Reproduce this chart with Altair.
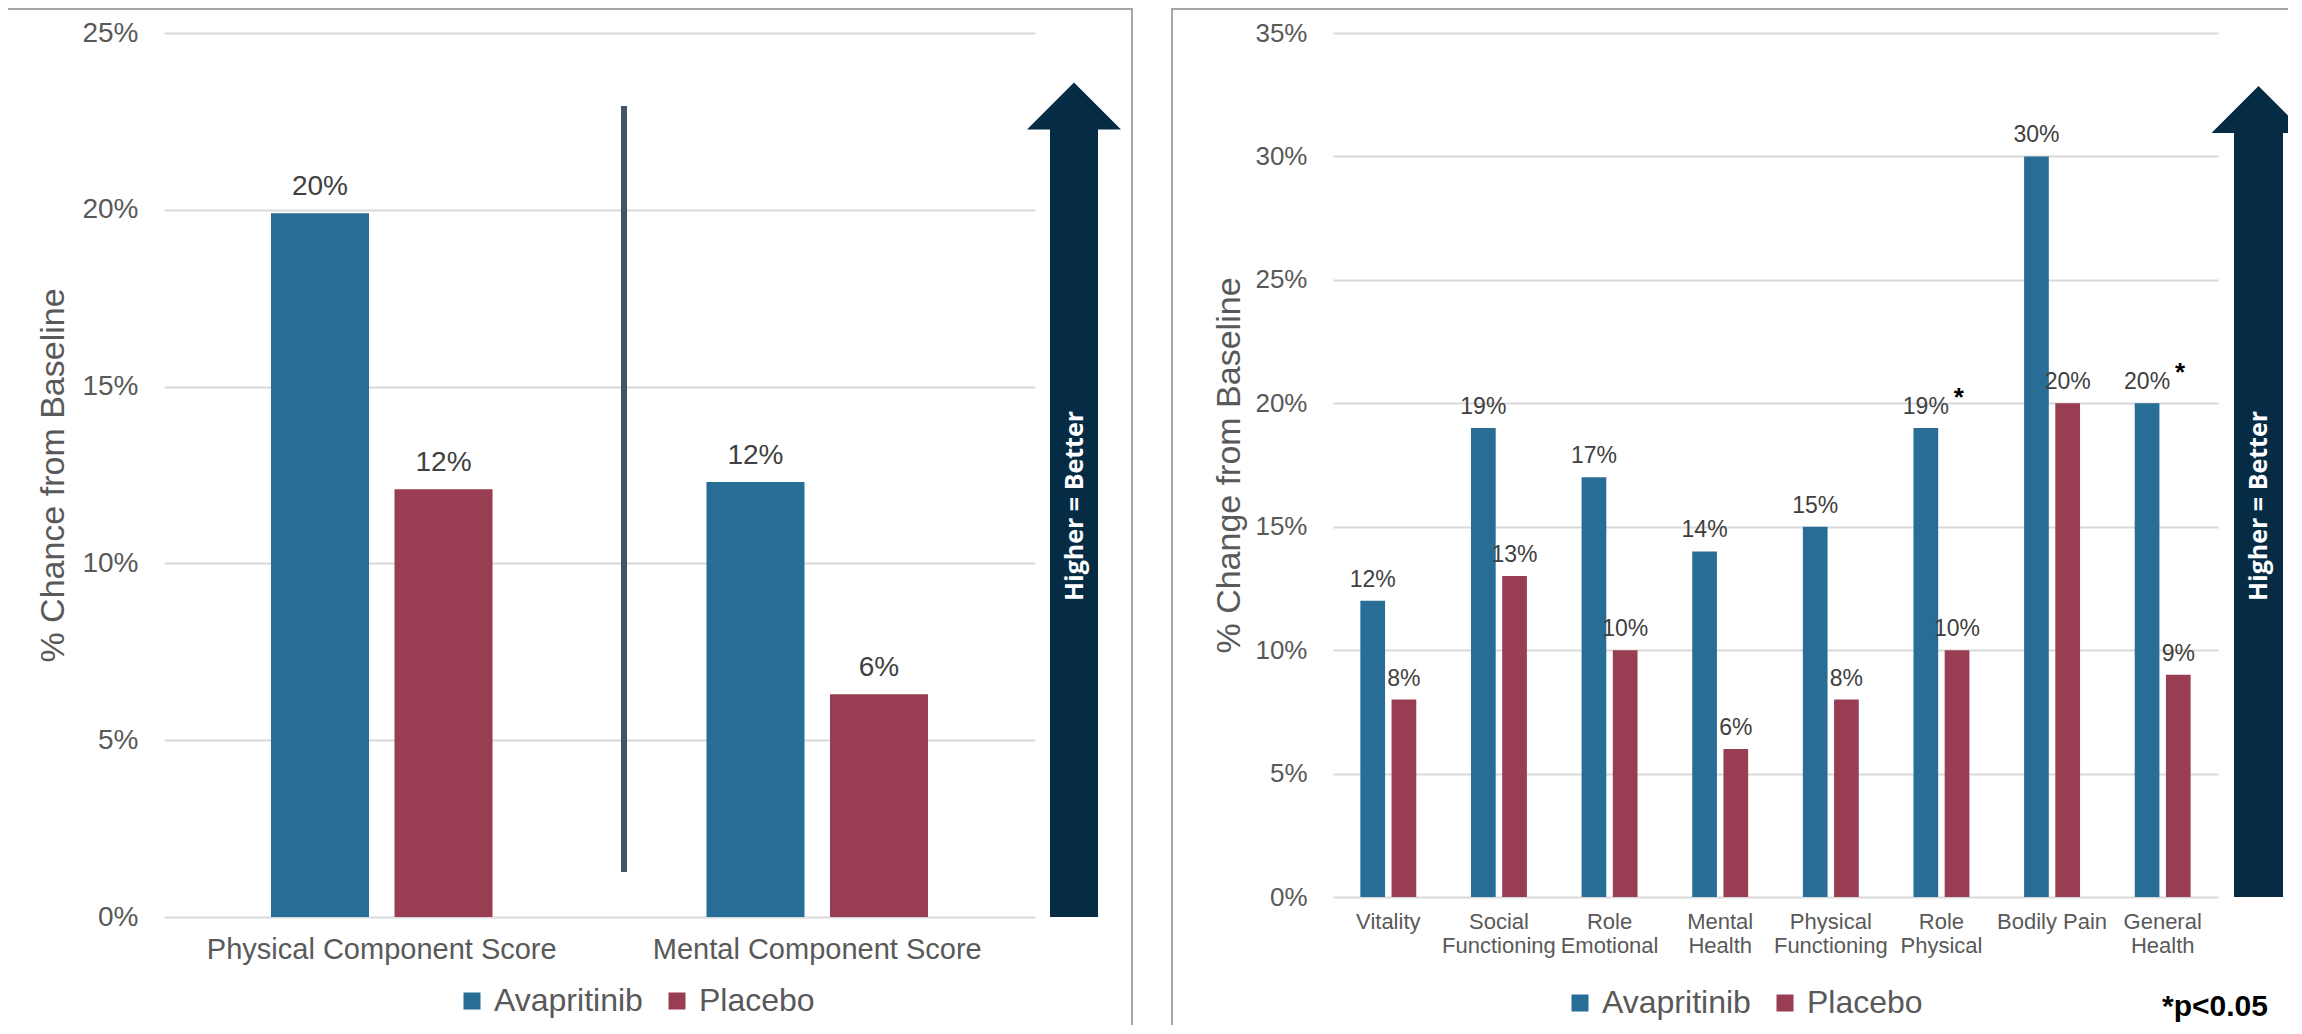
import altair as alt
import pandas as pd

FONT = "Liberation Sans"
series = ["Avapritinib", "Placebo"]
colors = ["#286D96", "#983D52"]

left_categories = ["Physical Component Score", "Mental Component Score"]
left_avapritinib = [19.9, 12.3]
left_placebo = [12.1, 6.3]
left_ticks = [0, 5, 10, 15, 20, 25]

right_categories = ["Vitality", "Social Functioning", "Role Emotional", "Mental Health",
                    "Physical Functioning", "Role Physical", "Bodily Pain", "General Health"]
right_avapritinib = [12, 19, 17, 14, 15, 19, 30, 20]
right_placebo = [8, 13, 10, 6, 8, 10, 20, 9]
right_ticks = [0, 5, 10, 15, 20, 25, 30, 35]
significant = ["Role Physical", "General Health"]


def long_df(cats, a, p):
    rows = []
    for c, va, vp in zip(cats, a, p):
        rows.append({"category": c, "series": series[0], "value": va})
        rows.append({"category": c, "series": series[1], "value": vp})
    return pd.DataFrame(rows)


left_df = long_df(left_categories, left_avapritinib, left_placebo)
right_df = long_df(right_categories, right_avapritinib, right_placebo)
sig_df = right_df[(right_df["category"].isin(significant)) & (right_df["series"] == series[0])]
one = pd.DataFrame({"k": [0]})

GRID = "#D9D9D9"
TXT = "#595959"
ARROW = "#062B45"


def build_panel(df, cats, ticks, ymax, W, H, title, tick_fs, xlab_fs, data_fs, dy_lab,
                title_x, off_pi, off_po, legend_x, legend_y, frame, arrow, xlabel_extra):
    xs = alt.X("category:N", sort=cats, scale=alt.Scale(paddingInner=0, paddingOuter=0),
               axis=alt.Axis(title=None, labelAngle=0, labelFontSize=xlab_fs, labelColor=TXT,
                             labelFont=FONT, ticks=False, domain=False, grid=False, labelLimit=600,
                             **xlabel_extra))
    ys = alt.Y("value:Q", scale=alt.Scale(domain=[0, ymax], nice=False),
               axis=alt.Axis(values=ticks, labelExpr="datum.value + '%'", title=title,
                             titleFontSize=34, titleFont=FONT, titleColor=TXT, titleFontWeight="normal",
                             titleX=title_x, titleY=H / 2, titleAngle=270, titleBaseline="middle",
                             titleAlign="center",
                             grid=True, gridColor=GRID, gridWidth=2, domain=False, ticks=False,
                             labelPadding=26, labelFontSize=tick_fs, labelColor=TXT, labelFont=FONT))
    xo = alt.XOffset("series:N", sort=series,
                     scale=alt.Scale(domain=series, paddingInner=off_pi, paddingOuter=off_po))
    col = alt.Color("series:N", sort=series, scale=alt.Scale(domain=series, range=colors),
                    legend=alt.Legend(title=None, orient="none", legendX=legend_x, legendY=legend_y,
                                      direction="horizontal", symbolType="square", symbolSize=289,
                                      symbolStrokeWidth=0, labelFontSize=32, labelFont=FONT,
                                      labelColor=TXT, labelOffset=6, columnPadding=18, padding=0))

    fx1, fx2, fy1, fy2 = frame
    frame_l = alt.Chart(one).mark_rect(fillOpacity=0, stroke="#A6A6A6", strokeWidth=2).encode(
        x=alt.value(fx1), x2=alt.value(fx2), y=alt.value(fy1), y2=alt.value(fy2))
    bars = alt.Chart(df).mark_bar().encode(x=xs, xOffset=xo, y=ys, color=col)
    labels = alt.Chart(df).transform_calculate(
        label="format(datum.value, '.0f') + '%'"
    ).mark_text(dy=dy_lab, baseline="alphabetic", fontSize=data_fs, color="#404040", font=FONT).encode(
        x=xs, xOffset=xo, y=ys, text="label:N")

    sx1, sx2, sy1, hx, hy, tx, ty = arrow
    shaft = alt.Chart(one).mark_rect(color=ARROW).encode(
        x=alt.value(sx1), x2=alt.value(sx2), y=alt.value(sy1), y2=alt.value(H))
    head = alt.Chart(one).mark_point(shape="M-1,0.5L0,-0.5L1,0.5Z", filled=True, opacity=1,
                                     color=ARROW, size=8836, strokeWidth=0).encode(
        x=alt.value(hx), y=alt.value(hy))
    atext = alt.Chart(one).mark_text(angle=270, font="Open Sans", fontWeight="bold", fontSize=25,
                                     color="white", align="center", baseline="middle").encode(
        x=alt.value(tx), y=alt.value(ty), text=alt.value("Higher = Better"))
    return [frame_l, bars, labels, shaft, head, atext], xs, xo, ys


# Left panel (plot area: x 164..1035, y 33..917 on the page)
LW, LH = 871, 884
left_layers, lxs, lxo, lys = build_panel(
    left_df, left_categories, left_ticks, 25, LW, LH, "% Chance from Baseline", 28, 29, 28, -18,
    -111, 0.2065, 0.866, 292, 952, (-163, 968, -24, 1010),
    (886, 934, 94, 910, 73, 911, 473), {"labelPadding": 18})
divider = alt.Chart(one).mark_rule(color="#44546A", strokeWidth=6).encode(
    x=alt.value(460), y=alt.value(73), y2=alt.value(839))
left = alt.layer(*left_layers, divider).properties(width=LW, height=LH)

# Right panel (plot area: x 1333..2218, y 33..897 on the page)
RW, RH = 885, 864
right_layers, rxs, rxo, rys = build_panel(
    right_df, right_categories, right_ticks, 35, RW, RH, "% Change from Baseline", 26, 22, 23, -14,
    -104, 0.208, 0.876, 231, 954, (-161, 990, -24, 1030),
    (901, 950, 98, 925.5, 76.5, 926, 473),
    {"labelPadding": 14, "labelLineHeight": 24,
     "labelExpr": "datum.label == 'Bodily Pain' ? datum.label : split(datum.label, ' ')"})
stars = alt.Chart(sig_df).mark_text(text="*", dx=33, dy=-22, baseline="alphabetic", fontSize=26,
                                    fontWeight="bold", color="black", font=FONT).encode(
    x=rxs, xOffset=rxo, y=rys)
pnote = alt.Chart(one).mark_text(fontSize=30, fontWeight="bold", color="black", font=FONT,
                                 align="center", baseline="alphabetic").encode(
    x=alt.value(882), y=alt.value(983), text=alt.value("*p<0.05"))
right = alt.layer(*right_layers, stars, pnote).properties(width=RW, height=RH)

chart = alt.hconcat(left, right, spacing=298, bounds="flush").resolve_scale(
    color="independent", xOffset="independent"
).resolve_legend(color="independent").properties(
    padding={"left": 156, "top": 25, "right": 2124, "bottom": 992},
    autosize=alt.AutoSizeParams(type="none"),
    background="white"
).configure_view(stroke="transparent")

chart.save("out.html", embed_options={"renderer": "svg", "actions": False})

• _GOAL_
All of the lines above should be printed exactly, minus the pictures.

• _RESPONSE TO THE EXERCISE_
Reproduce this chart with Altair.
import altair as alt
import pandas as pd

FONT = "Liberation Sans"
series = ["Avapritinib", "Placebo"]
colors = ["#286D96", "#983D52"]

left_categories = ["Physical Component Score", "Mental Component Score"]
left_avapritinib = [19.9, 12.3]
left_placebo = [12.1, 6.3]
left_ticks = [0, 5, 10, 15, 20, 25]

right_categories = ["Vitality", "Social Functioning", "Role Emotional", "Mental Health",
                    "Physical Functioning", "Role Physical", "Bodily Pain", "General Health"]
right_avapritinib = [12, 19, 17, 14, 15, 19, 30, 20]
right_placebo = [8, 13, 10, 6, 8, 10, 20, 9]
right_ticks = [0, 5, 10, 15, 20, 25, 30, 35]
significant = ["Role Physical", "General Health"]


def long_df(cats, a, p):
    rows = []
    for c, va, vp in zip(cats, a, p):
        rows.append({"category": c, "series": series[0], "value": va})
        rows.append({"category": c, "series": series[1], "value": vp})
    return pd.DataFrame(rows)


left_df = long_df(left_categories, left_avapritinib, left_placebo)
right_df = long_df(right_categories, right_avapritinib, right_placebo)
sig_df = right_df[(right_df["category"].isin(significant)) & (right_df["series"] == series[0])]
one = pd.DataFrame({"k": [0]})

GRID = "#D9D9D9"
TXT = "#595959"
ARROW = "#062B45"


def build_panel(df, cats, ticks, ymax, W, H, title, tick_fs, xlab_fs, data_fs, dy_lab,
                title_x, off_pi, off_po, legend_x, legend_y, frame, arrow, xlabel_extra):
    xs = alt.X("category:N", sort=cats, scale=alt.Scale(paddingInner=0, paddingOuter=0),
               axis=alt.Axis(title=None, labelAngle=0, labelFontSize=xlab_fs, labelColor=TXT,
                             labelFont=FONT, ticks=False, domain=False, grid=False, labelLimit=600,
                             **xlabel_extra))
    ys = alt.Y("value:Q", scale=alt.Scale(domain=[0, ymax], nice=False),
               axis=alt.Axis(values=ticks, labelExpr="datum.value + '%'", title=title,
                             titleFontSize=34, titleFont=FONT, titleColor=TXT, titleFontWeight="normal",
                             titleX=title_x, titleY=H / 2, titleAngle=270, titleBaseline="middle",
                             titleAlign="center",
                             grid=True, gridColor=GRID, gridWidth=2, domain=False, ticks=False,
                             labelPadding=26, labelFontSize=tick_fs, labelColor=TXT, labelFont=FONT))
    xo = alt.XOffset("series:N", sort=series,
                     scale=alt.Scale(domain=series, paddingInner=off_pi, paddingOuter=off_po))
    col = alt.Color("series:N", sort=series, scale=alt.Scale(domain=series, range=colors),
                    legend=alt.Legend(title=None, orient="none", legendX=legend_x, legendY=legend_y,
                                      direction="horizontal", symbolType="square", symbolSize=289,
                                      symbolStrokeWidth=0, labelFontSize=32, labelFont=FONT,
                                      labelColor=TXT, labelOffset=6, columnPadding=18, padding=0))

    fx1, fx2, fy1, fy2 = frame
    frame_l = alt.Chart(one).mark_rect(fillOpacity=0, stroke="#A6A6A6", strokeWidth=2).encode(
        x=alt.value(fx1), x2=alt.value(fx2), y=alt.value(fy1), y2=alt.value(fy2))
    bars = alt.Chart(df).mark_bar().encode(x=xs, xOffset=xo, y=ys, color=col)
    labels = alt.Chart(df).transform_calculate(
        label="format(datum.value, '.0f') + '%'"
    ).mark_text(dy=dy_lab, baseline="alphabetic", fontSize=data_fs, color="#404040", font=FONT).encode(
        x=xs, xOffset=xo, y=ys, text="label:N")

    sx1, sx2, sy1, hx, hy, tx, ty = arrow
    shaft = alt.Chart(one).mark_rect(color=ARROW).encode(
        x=alt.value(sx1), x2=alt.value(sx2), y=alt.value(sy1), y2=alt.value(H))
    head = alt.Chart(one).mark_point(shape="M-1,0.5L0,-0.5L1,0.5Z", filled=True, opacity=1,
                                     color=ARROW, size=8836, strokeWidth=0).encode(
        x=alt.value(hx), y=alt.value(hy))
    atext = alt.Chart(one).mark_text(angle=270, font="Open Sans", fontWeight="bold", fontSize=25,
                                     color="white", align="center", baseline="middle").encode(
        x=alt.value(tx), y=alt.value(ty), text=alt.value("Higher = Better"))
    return [frame_l, bars, labels, shaft, head, atext], xs, xo, ys


# Left panel (plot area: x 164..1035, y 33..917 on the page)
LW, LH = 871, 884
left_layers, lxs, lxo, lys = build_panel(
    left_df, left_categories, left_ticks, 25, LW, LH, "% Chance from Baseline", 28, 29, 28, -18,
    -111, 0.2065, 0.866, 292, 952, (-163, 968, -24, 1010),
    (886, 934, 94, 910, 73, 911, 473), {"labelPadding": 18})
divider = alt.Chart(one).mark_rule(color="#44546A", strokeWidth=6).encode(
    x=alt.value(460), y=alt.value(73), y2=alt.value(839))
left = alt.layer(*left_layers, divider).properties(width=LW, height=LH)

# Right panel (plot area: x 1333..2218, y 33..897 on the page)
RW, RH = 885, 864
right_layers, rxs, rxo, rys = build_panel(
    right_df, right_categories, right_ticks, 35, RW, RH, "% Change from Baseline", 26, 22, 23, -14,
    -104, 0.208, 0.876, 231, 954, (-161, 990, -24, 1030),
    (901, 950, 98, 925.5, 76.5, 926, 473),
    {"labelPadding": 14, "labelLineHeight": 24,
     "labelExpr": "datum.label == 'Bodily Pain' ? datum.label : split(datum.label, ' ')"})
stars = alt.Chart(sig_df).mark_text(text="*", dx=33, dy=-22, baseline="alphabetic", fontSize=26,
                                    fontWeight="bold", color="black", font=FONT).encode(
    x=rxs, xOffset=rxo, y=rys)
pnote = alt.Chart(one).mark_text(fontSize=30, fontWeight="bold", color="black", font=FONT,
                                 align="center", baseline="alphabetic").encode(
    x=alt.value(882), y=alt.value(983), text=alt.value("*p<0.05"))
right = alt.layer(*right_layers, stars, pnote).properties(width=RW, height=RH)

chart = alt.hconcat(left, right, spacing=298, bounds="flush").resolve_scale(
    color="independent", xOffset="independent"
).resolve_legend(color="independent").properties(
    padding={"left": 156, "top": 25, "right": 2124, "bottom": 992},
    autosize=alt.AutoSizeParams(type="none"),
    background="white"
).configure_view(stroke="transparent")

chart.save("out.html", embed_options={"renderer": "svg", "actions": False})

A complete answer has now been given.